** EXERCISE AIM **
Look through the records that follow. Copy every line containing the word "matplotlib".

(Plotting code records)
+-------+
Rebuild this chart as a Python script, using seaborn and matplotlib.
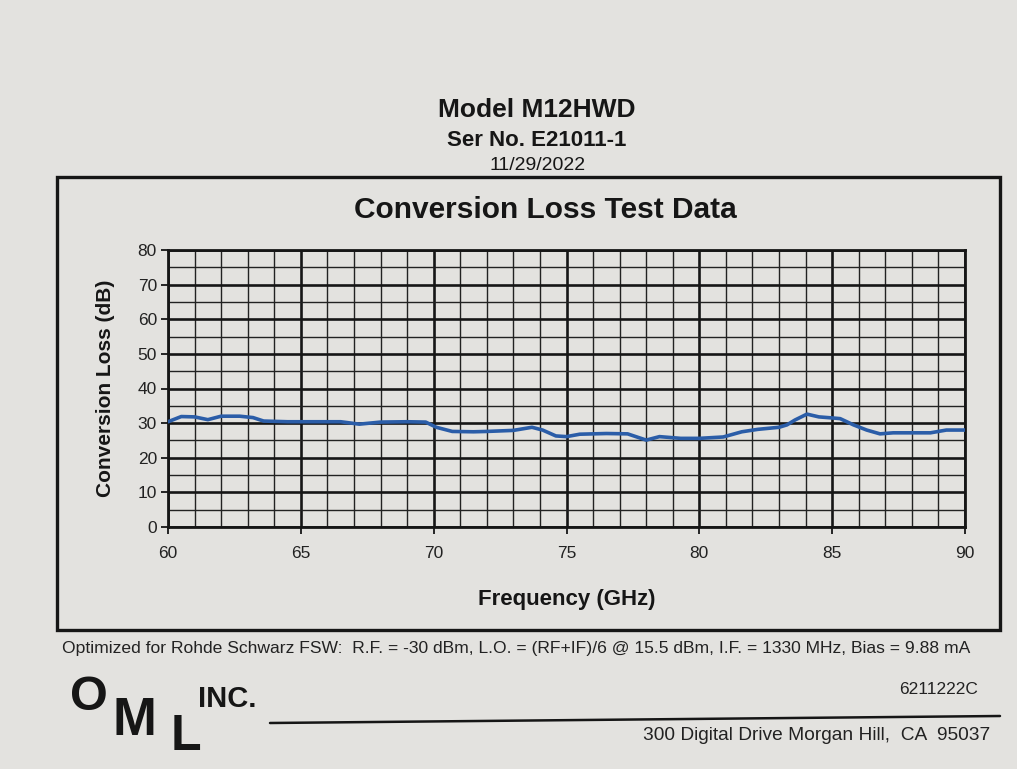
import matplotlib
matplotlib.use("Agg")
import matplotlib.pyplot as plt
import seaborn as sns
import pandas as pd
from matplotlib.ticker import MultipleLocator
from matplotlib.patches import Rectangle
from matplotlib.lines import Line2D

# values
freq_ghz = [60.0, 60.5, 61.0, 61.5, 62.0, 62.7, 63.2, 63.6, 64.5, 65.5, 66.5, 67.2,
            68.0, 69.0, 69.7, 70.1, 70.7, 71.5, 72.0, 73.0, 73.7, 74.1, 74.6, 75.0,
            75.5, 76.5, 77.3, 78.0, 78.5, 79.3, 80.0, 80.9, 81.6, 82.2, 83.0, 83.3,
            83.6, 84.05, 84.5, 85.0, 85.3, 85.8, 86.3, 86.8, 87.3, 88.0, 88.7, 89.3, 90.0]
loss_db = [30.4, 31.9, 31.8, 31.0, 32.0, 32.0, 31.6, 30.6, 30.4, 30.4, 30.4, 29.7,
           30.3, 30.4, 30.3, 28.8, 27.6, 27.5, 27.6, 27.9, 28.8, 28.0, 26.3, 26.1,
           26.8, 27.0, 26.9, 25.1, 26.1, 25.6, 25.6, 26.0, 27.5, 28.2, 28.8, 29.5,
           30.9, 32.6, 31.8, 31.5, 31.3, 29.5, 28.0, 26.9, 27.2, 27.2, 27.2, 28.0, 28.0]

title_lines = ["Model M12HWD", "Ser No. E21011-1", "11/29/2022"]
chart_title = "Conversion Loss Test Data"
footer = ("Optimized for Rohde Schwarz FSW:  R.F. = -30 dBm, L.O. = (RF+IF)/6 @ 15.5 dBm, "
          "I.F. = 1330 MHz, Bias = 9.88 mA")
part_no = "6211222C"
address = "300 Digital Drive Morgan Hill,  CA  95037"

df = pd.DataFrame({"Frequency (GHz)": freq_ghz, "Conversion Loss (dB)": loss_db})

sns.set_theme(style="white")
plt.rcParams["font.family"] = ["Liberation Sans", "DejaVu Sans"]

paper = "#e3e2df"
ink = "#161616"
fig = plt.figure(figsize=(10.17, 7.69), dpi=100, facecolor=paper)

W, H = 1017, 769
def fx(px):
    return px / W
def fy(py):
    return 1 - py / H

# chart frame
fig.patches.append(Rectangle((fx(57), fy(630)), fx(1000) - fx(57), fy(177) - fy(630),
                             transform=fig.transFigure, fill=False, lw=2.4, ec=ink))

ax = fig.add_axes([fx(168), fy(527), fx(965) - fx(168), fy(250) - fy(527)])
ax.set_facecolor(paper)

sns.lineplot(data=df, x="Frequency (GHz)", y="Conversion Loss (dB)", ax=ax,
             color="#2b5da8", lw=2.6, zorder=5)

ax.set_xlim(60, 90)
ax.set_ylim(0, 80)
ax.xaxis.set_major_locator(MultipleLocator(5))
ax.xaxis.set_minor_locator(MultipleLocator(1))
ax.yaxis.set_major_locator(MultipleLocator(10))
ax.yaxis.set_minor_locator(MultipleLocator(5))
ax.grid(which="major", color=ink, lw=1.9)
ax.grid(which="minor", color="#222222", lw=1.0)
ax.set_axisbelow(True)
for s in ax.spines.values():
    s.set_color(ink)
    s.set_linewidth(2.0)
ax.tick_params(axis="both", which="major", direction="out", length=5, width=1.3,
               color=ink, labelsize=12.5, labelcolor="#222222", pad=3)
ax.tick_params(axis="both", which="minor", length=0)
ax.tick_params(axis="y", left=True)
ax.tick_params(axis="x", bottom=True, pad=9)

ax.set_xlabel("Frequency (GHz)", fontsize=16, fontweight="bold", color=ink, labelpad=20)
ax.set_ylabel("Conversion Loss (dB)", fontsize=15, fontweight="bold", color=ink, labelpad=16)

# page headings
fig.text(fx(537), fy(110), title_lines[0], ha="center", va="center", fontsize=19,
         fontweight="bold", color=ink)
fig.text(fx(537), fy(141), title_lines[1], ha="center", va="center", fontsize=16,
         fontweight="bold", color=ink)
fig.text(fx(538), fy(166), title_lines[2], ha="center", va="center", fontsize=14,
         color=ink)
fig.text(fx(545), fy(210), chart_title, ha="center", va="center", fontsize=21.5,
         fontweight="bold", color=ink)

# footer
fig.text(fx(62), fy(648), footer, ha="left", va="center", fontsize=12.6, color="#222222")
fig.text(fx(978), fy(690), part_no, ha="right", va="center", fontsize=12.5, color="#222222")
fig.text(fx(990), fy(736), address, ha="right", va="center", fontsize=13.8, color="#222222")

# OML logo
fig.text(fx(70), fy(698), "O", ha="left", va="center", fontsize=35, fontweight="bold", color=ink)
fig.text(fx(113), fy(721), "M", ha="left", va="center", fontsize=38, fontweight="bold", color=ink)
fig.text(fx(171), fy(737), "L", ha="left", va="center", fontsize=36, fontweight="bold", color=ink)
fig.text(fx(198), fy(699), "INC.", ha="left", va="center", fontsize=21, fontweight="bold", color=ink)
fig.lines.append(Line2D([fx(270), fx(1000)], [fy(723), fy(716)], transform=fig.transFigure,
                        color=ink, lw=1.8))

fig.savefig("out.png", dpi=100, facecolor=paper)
+-------+
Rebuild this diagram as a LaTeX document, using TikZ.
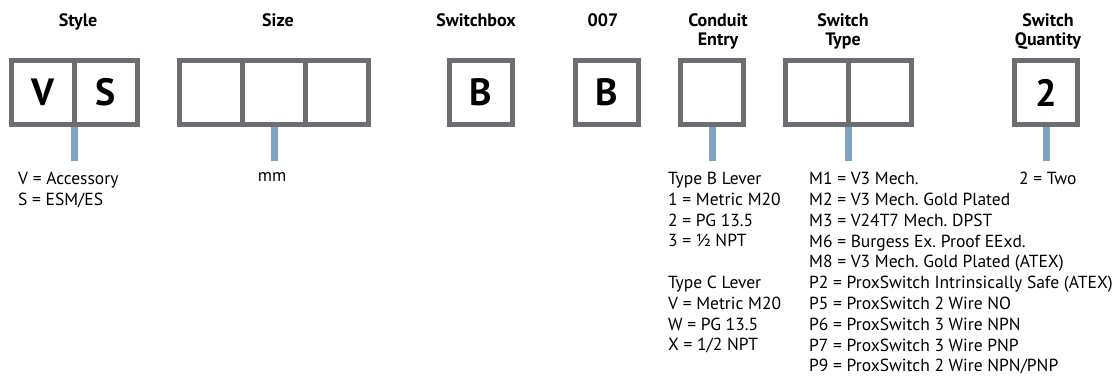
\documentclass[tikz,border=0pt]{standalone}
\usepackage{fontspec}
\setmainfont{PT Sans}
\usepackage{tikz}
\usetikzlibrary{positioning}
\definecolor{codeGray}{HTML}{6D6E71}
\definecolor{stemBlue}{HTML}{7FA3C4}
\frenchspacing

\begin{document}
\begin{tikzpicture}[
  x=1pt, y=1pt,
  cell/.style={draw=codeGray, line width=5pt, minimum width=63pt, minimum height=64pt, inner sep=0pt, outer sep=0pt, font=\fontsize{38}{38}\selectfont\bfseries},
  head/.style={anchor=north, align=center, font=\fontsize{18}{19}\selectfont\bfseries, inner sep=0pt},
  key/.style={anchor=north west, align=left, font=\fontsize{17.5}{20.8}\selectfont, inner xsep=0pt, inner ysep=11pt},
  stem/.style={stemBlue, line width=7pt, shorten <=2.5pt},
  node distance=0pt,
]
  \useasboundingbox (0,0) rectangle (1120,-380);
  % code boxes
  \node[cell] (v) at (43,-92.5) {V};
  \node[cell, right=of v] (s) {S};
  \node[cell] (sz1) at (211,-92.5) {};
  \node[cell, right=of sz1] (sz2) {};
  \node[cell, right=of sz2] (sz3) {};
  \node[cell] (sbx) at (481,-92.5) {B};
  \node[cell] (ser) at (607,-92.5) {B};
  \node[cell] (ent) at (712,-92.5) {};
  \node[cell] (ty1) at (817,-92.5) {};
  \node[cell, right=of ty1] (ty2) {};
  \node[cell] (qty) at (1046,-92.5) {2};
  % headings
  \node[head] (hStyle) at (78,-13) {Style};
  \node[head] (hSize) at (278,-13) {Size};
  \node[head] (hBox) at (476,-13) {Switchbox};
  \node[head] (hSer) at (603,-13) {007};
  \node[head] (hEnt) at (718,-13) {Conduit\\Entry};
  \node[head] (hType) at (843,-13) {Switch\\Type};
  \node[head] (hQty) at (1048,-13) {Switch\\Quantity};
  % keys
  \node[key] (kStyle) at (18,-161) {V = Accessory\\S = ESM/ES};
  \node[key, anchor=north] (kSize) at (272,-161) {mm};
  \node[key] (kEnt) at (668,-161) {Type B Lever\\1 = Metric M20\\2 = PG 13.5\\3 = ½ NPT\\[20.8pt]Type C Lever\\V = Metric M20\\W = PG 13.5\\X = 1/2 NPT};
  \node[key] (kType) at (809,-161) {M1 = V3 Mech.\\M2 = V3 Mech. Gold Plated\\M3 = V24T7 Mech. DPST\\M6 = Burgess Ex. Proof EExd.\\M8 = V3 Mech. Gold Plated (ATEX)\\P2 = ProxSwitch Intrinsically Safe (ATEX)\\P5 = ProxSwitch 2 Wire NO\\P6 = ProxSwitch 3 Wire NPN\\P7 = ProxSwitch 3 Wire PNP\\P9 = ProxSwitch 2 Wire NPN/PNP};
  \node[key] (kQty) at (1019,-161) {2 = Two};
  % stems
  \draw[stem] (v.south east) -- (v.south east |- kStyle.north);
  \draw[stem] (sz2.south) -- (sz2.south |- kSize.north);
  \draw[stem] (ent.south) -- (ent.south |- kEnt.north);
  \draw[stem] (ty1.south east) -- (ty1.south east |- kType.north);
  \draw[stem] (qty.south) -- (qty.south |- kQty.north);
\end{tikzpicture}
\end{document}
+-------+
** EXERCISE SOLUTION **
Rebuild this chart as a Python script, using seaborn and matplotlib.
import matplotlib
matplotlib.use("Agg")
import matplotlib.pyplot as plt
from matplotlib.ticker import MultipleLocator
from matplotlib.patches import Rectangle
from matplotlib.lines import Line2D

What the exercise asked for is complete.